Bayesian neural network with unified entropy source and synapse weights using 3D 16-layer Fe-diode array
Yuanquan Huang, Qiqiao Wu, Tiancheng Gong, Jianguo Yang, Qing Luo, Ming Liu
Abstract
Edge artificial intelligence systems require higher frequency due to intensive computational demands, while most traditional entropy sources decay with frequency. This work shows the physical properties of the Fe-diode devices are ideal for edge systems with high frequencies and dramatic temperature changes. The noise density of Fe-diode can be modified by the amplitude of the read voltage and remains stable at high frequencies and temperature fluctuations. A Bayesian neural network with Fe-diode devices is experimentally implemented in high-speed, high-density silicon-based chips. This hierarchical Bayesian neural network is demonstrated on 3D 16-layer Fe-diode array based on unified entropy source and 4-state synapse.
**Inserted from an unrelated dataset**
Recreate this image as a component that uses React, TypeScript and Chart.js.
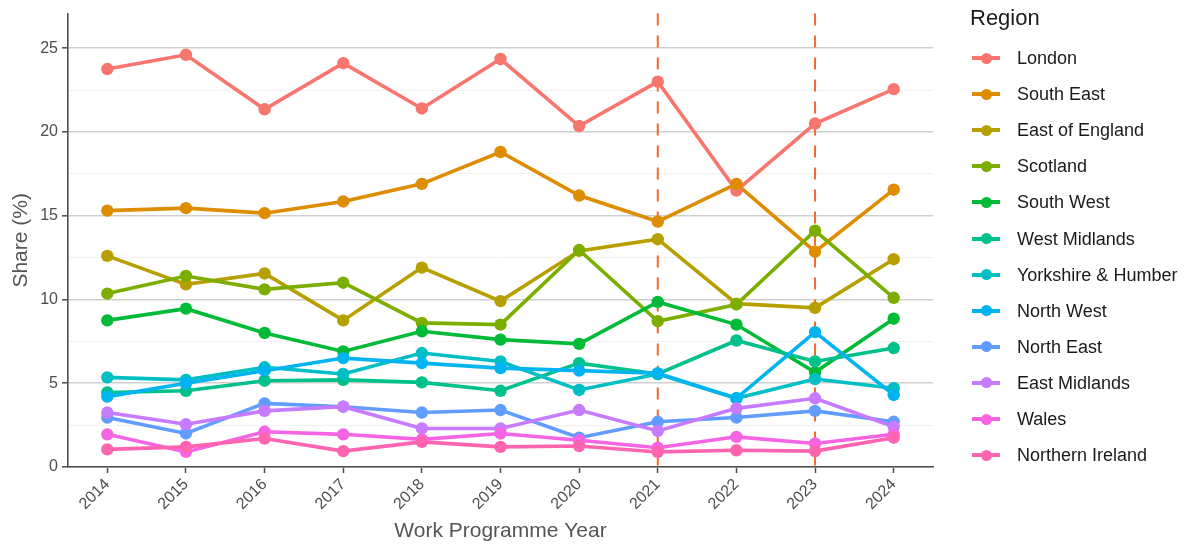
import React, { useEffect, useRef } from "react";
import { Chart, registerables } from "chart.js";

Chart.register(...registerables);

const years = ["2014", "2015", "2016", "2017", "2018", "2019", "2020", "2021", "2022", "2023", "2024"];
const markedYears = ["2021", "2023"];

const regions = [
  "London", "South East", "East of England", "Scotland", "South West", "West Midlands",
  "Yorkshire & Humber", "North West", "North East", "East Midlands", "Wales", "Northern Ireland",
];
const colors = [
  "#F8766D", "#DE8C00", "#B79F00", "#7CAE00", "#00BA38", "#00C08B",
  "#00BFC4", "#00B4F0", "#619CFF", "#C77CFF", "#F564E3", "#FF64B0",
];

const london = [23.75, 24.6, 21.35, 24.1, 21.4, 24.35, 20.35, 23.0, 16.5, 20.5, 22.55];
const southEast = [15.3, 15.45, 15.15, 15.85, 16.9, 18.8, 16.2, 14.65, 16.9, 12.85, 16.55];
const eastOfEngland = [12.6, 10.9, 11.55, 8.75, 11.9, 9.9, 12.9, 13.6, 9.75, 9.5, 12.4];
const scotland = [10.35, 11.4, 10.6, 11.0, 8.6, 8.5, 12.95, 8.7, 9.7, 14.1, 10.1];
const southWest = [8.75, 9.45, 8.0, 6.9, 8.1, 7.6, 7.35, 9.85, 8.5, 5.65, 8.85];
const westMidlands = [4.45, 4.55, 5.15, 5.2, 5.05, 4.55, 6.2, 5.55, 7.55, 6.3, 7.1];
const yorkshire = [5.35, 5.2, 5.95, 5.55, 6.8, 6.3, 4.6, 5.55, 4.1, 5.25, 4.7];
const northWest = [4.2, 5.0, 5.75, 6.5, 6.2, 5.9, 5.75, 5.6, 4.1, 8.05, 4.3];
const northEast = [2.95, 2.0, 3.8, 3.6, 3.25, 3.4, 1.75, 2.7, 2.95, 3.35, 2.7];
const eastMidlands = [3.25, 2.55, 3.35, 3.6, 2.3, 2.3, 3.4, 2.15, 3.5, 4.1, 2.4];
const wales = [1.95, 0.9, 2.1, 1.95, 1.65, 2.0, 1.6, 1.15, 1.8, 1.4, 1.95];
const northernIreland = [1.05, 1.2, 1.7, 0.95, 1.5, 1.2, 1.25, 0.9, 1.0, 0.95, 1.75];

const seriesValues = [
  london, southEast, eastOfEngland, scotland, southWest, westMidlands,
  yorkshire, northWest, northEast, eastMidlands, wales, northernIreland,
];

const yTicks = [0, 5, 10, 15, 20, 25];

const FONT = "'Liberation Sans', Arial, Helvetica, sans-serif";
const AXIS_GREY = "#4d4d4d";

const PLOT_LEFT = 68;
const PLOT_RIGHT = 933;
const PLOT_TOP = 12;
const PLOT_BOTTOM = 467;
const W = 1188;
const H = 544;

const vlinePlugin = {
  id: "vlines",
  beforeDatasetsDraw(chart: any) {
    const { ctx, chartArea, scales } = chart;
    ctx.save();
    ctx.strokeStyle = "#F26B2C";
    ctx.lineWidth = 2;
    ctx.setLineDash([12, 10]);
    for (const yr of markedYears) {
      const x = scales.x.getPixelForValue(years.indexOf(yr));
      ctx.beginPath();
      ctx.moveTo(x, chartArea.top);
      ctx.lineTo(x, chartArea.bottom);
      ctx.stroke();
    }
    ctx.restore();
  },
};

export default function App() {
  const ref = useRef<HTMLCanvasElement>(null);

  useEffect(() => {
    if (!ref.current) return;
    const n = regions.length;
    const lineSets = regions.map((r, i) => ({
      label: r,
      data: seriesValues[i],
      borderColor: colors[i],
      backgroundColor: colors[i],
      borderWidth: 3.6,
      pointRadius: 0,
      pointHoverRadius: 0,
      tension: 0,
      order: 2 * n - i,
    }));
    const pointSets = regions.map((r, i) => ({
      label: r + " points",
      data: seriesValues[i],
      borderColor: colors[i],
      backgroundColor: colors[i],
      showLine: false,
      pointRadius: 6.2,
      pointBorderWidth: 0,
      pointHoverRadius: 6.2,
      order: n - i,
    }));

    const chart = new Chart(ref.current, {
      type: "line",
      data: { labels: years, datasets: [...lineSets, ...pointSets] as any },
      plugins: [vlinePlugin],
      options: {
        animation: false,
        responsive: false,
        maintainAspectRatio: false,
        layout: { padding: { top: PLOT_TOP, right: W - PLOT_RIGHT, left: 0, bottom: 0 } },
        plugins: { legend: { display: false }, tooltip: { enabled: false } },
        scales: {
          x: {
            type: "category",
            offset: true,
            grid: {
              display: true,
              drawOnChartArea: false,
              drawTicks: true,
              tickLength: 6,
              tickColor: AXIS_GREY,
              tickWidth: 1.5,
              offset: false,
            },
            border: { display: true, color: AXIS_GREY, width: 1.6 },
            ticks: {
              autoSkip: false,
              minRotation: 45,
              maxRotation: 45,
              padding: 2,
              color: AXIS_GREY,
              font: { family: FONT, size: 16 },
            },
            title: {
              display: true,
              text: "Work Programme Year",
              color: "#555555",
              font: { family: FONT, size: 21 },
              padding: { top: 0, bottom: 0 },
            },
            afterFit(scale: any) {
              scale.height = H - PLOT_BOTTOM;
            },
          },
          y: {
            type: "linear",
            min: 0,
            max: 27.06,
            afterBuildTicks(scale: any) {
              const t: any[] = [];
              for (let v = 0; v <= 25.01; v += 2.5) t.push({ value: v });
              scale.ticks = t;
            },
            grid: {
              display: true,
              drawTicks: true,
              tickLength: 6,
              color: (c: any) => (yTicks.includes(c.tick?.value) ? "#cfcfcf" : "#f1f1f1"),
              lineWidth: (c: any) => (yTicks.includes(c.tick?.value) ? 1.6 : 1),
              tickColor: (c: any) => (yTicks.includes(c.tick?.value) ? AXIS_GREY : "rgba(0,0,0,0)"),
              tickWidth: 1.5,
            },
            border: { display: true, color: AXIS_GREY, width: 1.6 },
            ticks: {
              padding: 4,
              color: AXIS_GREY,
              font: { family: FONT, size: 16 },
              callback: (v: any) => (yTicks.includes(Number(v)) ? String(v) : ""),
            },
            title: {
              display: true,
              text: "Share (%)",
              color: "#555555",
              font: { family: FONT, size: 21 },
              padding: { top: 9, bottom: 0 },
            },
            afterFit(scale: any) {
              scale.width = PLOT_LEFT;
            },
          },
        },
      },
    });
    return () => chart.destroy();
  }, []);

  return (
    <div style={{ position: "absolute", left: 0, top: 0, width: W, height: H, background: "#fff", fontFamily: FONT }}>
      <canvas ref={ref} width={W} height={H} style={{ display: "block", width: W, height: H }} />
      <div style={{ position: "absolute", left: 970, top: 5, fontSize: 22, color: "#1a1a1a", lineHeight: "26px" }}>Region</div>
      {regions.map((r, i) => (
        <div key={r} style={{ position: "absolute", left: 970, top: 58 + i * 36.1 - 12, height: 24, width: 218 }}>
          <div style={{ position: "absolute", left: 2, top: 10, width: 28, height: 4, background: colors[i] }} />
          <div style={{ position: "absolute", left: 10.5, top: 6.5, width: 11, height: 11, borderRadius: 5.5, background: colors[i] }} />
          <div style={{ position: "absolute", left: 47, top: 0, fontSize: 18, lineHeight: "24px", color: "#1a1a1a", whiteSpace: "nowrap" }}>{r}</div>
        </div>
      ))}
    </div>
  );
}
Properties including high area efficiency, wide working temperature range, low energy in-situ training, high recognition accuracy are finally achieved. Edge AI systems require high-frequency, temperature-stable entropy sources, which traditional sources fail to provide. Here, the authors experimentally demonstrate a 3D 16-layer Fe-diode array that achieves high efficiency, low energy consumption, and high recognition accuracy.